How to self-isolate and minimise risk to others

Avoiding COVID-19 means taking simple, common-sense steps to avoid close contact with other people as much as possible.

Self-isolation is one of the most effective ways we have of keeping individuals, families and our communities safe and healthy and stopping the spread of COVID-19, the Ministry of Health says.

We know there have been a number of calls to Healthline on self-isolation – we have up-to-date information on our website.

Every situation is different, but at its most basic point it means staying at home if you’re sick, or if you might have been in contact with the virus.

It means taking simple, common-sense steps to avoid close contact with other people as much as possible. You can go outside, but you need to limit your contact with others

We consider ‘close contact’ to occur in any situation where you have face-to-face contact closer than two metres for more than 15 minutes.

The majority of people who will need to stay at home will be healthy.

You can still enjoy physical exercise (but not gyms), gardening, you may be able to arrange with your employer to work from home.

You should avoid having visitors to your home. But it’s okay for friends, family or delivery drivers to drop off food and supplies.

Don’t use public transport, taxis or similar transport methods during your 14-day period.
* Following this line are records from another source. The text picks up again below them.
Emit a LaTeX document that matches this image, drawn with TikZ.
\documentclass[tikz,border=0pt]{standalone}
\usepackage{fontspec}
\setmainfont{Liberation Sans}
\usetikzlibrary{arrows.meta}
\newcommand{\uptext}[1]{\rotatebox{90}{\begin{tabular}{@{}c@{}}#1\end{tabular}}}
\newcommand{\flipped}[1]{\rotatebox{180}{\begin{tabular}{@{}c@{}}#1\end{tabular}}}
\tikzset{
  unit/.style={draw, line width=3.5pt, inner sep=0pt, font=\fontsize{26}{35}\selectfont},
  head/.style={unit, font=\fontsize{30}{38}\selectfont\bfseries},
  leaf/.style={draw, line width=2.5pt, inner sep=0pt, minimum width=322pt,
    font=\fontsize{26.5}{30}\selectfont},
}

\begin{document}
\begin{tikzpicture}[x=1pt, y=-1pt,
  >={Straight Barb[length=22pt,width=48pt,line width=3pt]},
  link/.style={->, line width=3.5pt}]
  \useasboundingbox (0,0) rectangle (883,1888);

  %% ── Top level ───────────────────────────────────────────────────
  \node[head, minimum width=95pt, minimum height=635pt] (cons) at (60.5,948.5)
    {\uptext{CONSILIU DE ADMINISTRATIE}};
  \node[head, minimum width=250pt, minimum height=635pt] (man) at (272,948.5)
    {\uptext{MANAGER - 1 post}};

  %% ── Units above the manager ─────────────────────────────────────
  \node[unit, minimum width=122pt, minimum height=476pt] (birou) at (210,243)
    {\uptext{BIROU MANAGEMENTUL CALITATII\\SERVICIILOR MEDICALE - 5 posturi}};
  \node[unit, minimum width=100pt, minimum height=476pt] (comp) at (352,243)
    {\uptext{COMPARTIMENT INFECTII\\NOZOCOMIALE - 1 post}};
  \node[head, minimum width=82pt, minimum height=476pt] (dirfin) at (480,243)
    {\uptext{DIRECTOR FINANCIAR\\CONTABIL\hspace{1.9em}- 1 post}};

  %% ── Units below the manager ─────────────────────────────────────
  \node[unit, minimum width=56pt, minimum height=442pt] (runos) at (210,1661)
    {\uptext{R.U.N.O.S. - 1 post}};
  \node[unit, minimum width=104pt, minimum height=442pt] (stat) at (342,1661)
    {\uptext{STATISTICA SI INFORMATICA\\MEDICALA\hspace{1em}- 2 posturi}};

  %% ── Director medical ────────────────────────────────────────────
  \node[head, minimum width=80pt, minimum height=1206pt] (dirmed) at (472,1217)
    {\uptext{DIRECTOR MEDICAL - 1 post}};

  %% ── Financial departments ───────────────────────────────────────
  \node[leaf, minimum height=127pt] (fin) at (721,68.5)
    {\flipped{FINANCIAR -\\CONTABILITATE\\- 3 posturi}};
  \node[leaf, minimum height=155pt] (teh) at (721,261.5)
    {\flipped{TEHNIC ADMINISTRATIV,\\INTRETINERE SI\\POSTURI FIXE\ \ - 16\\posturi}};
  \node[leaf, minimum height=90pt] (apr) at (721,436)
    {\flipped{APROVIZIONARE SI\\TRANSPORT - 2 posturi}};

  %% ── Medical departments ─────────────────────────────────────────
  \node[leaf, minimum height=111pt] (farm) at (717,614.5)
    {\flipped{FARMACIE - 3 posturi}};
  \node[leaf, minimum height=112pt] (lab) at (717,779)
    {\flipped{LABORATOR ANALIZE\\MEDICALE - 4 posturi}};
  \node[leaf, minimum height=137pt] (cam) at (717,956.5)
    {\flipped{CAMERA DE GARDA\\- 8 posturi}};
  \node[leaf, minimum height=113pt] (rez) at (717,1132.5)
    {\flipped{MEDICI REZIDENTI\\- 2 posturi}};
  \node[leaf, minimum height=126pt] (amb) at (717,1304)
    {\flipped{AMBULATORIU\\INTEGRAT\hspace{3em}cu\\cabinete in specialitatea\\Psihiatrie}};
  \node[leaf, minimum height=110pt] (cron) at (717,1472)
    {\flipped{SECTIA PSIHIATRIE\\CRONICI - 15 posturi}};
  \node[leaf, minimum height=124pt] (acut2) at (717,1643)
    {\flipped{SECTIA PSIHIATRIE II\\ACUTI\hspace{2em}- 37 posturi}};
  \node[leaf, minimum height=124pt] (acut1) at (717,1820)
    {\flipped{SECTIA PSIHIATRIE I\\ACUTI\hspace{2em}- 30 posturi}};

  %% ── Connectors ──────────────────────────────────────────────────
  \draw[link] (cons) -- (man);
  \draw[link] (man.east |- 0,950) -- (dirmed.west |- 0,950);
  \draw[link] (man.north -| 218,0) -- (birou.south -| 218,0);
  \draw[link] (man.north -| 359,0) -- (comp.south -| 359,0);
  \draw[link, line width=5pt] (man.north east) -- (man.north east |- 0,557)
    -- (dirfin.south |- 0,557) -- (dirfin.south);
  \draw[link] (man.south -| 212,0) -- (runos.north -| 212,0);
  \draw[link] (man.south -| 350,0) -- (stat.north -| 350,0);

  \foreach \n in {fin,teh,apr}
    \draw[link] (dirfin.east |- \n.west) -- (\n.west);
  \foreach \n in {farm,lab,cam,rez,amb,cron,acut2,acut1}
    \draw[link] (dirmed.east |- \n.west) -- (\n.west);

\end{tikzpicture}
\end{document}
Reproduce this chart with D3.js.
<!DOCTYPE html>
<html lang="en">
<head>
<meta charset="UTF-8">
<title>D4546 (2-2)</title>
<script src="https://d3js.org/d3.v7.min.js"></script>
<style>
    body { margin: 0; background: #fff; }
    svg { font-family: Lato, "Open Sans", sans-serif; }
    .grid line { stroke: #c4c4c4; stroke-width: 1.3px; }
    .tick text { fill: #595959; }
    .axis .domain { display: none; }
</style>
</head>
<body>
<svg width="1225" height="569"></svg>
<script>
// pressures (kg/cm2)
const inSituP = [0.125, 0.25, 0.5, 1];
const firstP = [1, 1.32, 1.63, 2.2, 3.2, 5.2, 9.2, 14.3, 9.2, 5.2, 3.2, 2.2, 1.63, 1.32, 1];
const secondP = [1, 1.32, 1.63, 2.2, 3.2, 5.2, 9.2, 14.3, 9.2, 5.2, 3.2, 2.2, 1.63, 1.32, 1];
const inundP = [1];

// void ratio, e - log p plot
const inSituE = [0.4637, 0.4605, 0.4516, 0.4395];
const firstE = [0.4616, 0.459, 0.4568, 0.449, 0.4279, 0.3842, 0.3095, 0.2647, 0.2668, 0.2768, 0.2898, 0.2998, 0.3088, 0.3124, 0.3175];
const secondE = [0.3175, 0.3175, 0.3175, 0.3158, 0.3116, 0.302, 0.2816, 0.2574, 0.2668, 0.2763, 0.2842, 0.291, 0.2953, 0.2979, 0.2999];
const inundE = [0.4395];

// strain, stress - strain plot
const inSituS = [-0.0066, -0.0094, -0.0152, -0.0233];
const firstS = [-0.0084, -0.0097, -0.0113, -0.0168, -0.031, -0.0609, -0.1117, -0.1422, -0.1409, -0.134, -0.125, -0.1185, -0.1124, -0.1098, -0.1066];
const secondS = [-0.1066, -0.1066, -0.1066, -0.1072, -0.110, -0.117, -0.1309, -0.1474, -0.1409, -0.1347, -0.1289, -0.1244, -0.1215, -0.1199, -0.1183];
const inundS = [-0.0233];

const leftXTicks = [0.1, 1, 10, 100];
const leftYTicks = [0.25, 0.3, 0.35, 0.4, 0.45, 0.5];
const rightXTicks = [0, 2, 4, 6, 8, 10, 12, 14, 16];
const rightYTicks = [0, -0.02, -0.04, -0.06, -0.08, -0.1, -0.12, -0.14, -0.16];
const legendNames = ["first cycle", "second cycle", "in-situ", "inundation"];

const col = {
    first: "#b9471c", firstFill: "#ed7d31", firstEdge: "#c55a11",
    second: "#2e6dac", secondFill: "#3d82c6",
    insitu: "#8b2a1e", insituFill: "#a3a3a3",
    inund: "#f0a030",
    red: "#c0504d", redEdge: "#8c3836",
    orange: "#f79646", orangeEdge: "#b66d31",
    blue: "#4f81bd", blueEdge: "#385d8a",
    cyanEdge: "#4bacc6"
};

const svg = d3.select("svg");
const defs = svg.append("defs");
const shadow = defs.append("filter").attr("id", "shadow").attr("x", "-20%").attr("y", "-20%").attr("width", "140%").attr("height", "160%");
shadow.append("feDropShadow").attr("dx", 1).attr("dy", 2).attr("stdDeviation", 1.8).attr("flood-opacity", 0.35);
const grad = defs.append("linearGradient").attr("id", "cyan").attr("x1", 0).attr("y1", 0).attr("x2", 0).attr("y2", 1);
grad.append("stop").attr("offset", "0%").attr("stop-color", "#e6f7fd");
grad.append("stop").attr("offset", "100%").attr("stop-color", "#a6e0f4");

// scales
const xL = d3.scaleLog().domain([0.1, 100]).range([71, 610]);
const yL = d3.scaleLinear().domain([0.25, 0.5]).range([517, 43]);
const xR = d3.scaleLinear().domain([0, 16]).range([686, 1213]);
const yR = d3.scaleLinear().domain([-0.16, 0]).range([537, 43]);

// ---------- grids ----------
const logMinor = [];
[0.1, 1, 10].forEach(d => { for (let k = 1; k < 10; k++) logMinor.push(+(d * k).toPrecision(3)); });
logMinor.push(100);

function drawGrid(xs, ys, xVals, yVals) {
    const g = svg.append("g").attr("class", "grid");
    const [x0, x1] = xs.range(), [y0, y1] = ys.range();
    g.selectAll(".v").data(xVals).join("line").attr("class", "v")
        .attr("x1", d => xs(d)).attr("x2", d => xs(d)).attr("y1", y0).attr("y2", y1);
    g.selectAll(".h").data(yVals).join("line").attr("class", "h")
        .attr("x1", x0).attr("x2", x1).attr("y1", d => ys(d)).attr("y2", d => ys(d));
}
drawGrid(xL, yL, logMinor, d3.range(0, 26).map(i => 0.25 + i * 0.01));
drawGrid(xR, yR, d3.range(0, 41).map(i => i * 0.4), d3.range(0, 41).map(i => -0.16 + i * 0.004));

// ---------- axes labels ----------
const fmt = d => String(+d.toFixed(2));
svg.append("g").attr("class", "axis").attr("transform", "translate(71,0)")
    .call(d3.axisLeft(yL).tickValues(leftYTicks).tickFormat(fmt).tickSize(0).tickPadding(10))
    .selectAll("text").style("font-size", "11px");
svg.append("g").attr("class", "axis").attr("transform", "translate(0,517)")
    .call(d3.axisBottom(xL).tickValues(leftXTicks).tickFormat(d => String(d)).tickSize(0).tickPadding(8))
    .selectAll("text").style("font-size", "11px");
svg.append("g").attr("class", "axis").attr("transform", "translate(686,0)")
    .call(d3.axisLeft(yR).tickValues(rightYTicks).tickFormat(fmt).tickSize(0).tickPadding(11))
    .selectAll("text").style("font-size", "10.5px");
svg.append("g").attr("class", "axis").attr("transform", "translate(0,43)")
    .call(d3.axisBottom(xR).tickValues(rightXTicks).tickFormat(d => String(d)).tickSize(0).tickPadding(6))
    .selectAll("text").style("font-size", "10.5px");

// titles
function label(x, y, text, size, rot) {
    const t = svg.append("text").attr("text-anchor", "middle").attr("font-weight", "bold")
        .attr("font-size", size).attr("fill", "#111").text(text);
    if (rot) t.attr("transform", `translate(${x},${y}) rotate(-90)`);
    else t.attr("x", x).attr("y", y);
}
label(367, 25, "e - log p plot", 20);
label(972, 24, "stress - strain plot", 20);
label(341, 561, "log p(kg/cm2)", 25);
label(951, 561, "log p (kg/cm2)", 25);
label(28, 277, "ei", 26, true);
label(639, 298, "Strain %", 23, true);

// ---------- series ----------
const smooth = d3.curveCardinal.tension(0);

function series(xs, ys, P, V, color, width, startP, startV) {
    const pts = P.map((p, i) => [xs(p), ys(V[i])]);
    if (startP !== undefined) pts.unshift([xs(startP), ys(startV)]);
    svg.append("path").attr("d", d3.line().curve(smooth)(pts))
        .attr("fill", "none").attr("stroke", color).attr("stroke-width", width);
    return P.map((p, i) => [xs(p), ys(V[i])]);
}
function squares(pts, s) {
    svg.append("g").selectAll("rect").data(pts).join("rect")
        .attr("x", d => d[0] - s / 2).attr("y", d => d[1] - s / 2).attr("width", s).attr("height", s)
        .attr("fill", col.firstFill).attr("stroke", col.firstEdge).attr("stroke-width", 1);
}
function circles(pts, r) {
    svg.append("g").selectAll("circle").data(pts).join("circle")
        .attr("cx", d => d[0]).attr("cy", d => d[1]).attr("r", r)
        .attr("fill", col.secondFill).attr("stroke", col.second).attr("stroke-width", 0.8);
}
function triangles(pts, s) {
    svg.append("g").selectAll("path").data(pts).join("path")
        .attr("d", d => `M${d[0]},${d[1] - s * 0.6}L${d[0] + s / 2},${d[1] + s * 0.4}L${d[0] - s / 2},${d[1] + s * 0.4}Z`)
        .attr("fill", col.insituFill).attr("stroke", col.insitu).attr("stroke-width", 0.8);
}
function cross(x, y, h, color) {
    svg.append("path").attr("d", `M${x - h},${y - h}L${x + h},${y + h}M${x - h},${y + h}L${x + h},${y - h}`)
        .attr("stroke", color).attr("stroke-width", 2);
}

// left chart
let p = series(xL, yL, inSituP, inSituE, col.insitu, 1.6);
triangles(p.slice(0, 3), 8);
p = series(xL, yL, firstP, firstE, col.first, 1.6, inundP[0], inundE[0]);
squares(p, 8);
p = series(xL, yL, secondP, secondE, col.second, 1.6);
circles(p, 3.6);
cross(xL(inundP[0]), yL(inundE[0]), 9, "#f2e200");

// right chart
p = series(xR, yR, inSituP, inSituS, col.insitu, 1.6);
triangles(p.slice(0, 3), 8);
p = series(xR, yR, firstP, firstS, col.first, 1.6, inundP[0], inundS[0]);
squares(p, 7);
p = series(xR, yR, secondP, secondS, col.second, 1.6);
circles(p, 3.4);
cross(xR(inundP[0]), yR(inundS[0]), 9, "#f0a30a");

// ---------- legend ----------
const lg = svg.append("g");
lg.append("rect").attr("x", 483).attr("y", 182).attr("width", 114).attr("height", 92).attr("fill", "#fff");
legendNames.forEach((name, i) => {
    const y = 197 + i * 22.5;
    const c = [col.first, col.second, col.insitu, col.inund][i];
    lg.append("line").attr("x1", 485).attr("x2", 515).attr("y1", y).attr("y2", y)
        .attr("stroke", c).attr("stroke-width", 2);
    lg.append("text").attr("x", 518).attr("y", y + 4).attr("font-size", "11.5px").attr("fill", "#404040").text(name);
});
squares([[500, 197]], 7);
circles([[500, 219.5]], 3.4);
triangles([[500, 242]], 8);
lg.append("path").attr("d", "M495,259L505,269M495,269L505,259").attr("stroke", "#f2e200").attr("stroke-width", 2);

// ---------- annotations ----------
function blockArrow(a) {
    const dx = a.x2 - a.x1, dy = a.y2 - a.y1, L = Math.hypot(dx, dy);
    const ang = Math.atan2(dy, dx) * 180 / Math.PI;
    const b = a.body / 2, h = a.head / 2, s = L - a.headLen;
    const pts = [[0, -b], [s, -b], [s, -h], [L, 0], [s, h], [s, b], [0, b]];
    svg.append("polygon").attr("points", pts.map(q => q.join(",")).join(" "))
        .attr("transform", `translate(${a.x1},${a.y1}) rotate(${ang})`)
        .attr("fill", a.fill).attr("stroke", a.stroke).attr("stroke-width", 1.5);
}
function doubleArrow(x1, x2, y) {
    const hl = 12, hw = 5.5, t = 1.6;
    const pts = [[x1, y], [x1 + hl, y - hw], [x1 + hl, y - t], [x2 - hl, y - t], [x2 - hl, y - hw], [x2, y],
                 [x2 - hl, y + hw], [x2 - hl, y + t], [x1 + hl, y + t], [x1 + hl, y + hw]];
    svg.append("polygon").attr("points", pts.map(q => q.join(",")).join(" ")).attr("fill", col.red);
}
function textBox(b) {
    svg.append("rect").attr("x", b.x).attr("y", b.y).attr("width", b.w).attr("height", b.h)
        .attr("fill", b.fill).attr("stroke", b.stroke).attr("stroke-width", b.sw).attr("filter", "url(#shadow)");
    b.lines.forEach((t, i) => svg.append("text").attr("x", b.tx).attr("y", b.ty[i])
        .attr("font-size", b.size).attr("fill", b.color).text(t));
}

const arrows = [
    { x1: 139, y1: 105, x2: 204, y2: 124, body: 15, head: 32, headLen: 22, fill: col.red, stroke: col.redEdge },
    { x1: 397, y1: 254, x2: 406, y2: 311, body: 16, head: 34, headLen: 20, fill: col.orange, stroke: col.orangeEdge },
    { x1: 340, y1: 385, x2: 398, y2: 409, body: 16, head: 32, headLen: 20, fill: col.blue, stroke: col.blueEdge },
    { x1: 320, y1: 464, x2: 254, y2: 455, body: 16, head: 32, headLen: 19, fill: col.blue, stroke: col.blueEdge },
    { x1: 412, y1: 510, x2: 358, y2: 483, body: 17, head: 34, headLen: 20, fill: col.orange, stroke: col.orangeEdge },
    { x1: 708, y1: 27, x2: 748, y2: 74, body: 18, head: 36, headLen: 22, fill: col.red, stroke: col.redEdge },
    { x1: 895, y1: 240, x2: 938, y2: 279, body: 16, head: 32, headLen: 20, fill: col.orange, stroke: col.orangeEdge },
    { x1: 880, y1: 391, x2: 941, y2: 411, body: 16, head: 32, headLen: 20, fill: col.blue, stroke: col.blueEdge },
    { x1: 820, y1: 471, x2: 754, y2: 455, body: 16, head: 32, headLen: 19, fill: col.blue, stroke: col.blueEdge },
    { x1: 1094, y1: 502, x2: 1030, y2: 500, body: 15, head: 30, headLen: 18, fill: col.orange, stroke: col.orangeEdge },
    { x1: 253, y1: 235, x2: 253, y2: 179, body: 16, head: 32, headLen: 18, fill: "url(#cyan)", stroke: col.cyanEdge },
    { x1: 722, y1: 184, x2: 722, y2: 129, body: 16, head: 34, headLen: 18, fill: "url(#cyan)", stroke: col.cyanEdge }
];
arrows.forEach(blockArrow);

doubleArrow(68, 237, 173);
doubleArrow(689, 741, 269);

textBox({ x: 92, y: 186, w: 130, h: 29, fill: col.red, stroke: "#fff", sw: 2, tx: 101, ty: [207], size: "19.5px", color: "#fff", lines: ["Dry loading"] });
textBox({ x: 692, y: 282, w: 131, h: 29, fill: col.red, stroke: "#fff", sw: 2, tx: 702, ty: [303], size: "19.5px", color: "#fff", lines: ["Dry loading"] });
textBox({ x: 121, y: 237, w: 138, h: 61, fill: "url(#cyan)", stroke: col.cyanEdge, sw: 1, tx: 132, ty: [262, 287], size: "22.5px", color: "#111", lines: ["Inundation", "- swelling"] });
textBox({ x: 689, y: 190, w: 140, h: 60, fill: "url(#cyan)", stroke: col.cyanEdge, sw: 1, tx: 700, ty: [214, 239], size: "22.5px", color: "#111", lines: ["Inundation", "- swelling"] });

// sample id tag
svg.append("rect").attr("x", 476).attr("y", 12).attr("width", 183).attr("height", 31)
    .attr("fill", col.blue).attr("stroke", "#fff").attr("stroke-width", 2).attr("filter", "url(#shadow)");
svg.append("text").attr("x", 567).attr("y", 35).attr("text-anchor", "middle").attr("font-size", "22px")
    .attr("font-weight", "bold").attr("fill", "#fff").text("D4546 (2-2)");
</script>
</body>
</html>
You can only use public transport after you arrive in New Zealand for the sole purpose of returning to your home, but cannot use it after that. You can use your own transport means (car, bike etc) whenever you wish.

You can live with others during your 14 days, but you need to avoid close contact with them.

Minimise the time you spend in shared spaces such as bathrooms, kitchens and sitting rooms as much as possible and keep shared spaces well ventilated. Clean surfaces after you use them and try to avoid touching them after you have cleaned them.

Don’t share beds, linen or food and clean regularly.

Wash your hands often; cover your coughs and sneezes.


Healthline faces huge pressure with four times their usual call numbers from the same time last year – 4500 a day.

Actions taken to address this include – prioritising callers with health issues; bringing in another 50 nurses; additional support from Ambulance and Plunketline; referral to separate call centre for for self isolation calls; referring callers to an online form to register for self isolation (addition to cards at the airport); and additional clinical workforce seconded from DHBs and primary care.

Many calls are from people wanting general information about COVIC-19, which means people needing clinical advice are waiting longer.

People with symptoms of COVID-19 are reminded to call Healthline for advice and direction, and to call ahead before arriving at their GP or hospital for assessment.

  • Don’t call Healthline for travel advice. Access the Safetravel website
  • Don’t call Healthline for advice on attending events. Do call the event organiser or access the Ministry of Health website for advice.
  • Don’t call Healthline about government assistance available. Call 0800 779 997 between 8am to 1am 7 days a week or

Healthline is monitoring around 3000 people in self-isolation. To date more than 7000 have completed self-isolation.

Healthline continues to add resources and people to the team. Since February 7 more than 150 additional staff have come on board, to reduce call times and provide the services. We are working with Healthline on further boosting its workforce.